Find every line of the listing below where "matplotlib" appears, and copy it.

Data block:
======
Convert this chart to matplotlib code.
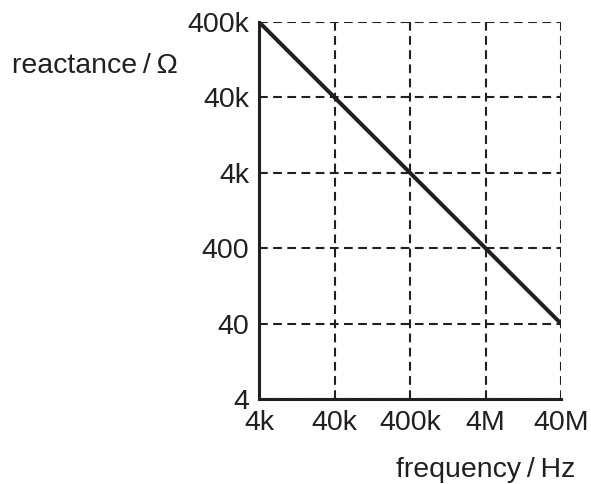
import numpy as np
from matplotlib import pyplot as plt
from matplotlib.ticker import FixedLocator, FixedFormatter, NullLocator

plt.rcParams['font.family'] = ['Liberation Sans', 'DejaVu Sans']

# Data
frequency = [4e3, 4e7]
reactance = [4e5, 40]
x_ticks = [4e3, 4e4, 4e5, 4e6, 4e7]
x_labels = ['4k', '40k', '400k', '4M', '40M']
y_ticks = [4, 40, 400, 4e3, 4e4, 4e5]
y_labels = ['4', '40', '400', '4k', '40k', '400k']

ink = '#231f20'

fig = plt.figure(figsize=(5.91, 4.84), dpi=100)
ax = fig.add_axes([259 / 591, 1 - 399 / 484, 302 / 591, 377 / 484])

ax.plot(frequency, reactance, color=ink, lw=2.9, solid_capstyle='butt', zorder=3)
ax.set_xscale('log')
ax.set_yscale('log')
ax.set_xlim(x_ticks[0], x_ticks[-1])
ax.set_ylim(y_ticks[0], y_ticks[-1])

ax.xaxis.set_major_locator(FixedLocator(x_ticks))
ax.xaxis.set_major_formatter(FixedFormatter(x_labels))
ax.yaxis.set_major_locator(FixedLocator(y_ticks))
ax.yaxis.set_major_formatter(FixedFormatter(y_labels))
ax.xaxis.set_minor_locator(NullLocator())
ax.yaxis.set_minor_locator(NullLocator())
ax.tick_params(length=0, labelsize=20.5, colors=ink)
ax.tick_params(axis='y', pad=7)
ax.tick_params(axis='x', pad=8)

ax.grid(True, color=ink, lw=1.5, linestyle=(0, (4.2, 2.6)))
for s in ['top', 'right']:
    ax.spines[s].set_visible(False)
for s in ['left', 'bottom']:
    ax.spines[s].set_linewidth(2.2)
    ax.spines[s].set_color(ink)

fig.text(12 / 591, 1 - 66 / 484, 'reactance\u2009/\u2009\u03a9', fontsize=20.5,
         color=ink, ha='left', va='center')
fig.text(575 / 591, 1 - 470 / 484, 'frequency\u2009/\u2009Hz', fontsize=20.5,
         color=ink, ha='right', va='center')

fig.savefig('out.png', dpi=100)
======
Worked solution:
Convert this chart to matplotlib code.
from matplotlib import pyplot as plt
from matplotlib.ticker import FixedLocator, FixedFormatter, NullLocator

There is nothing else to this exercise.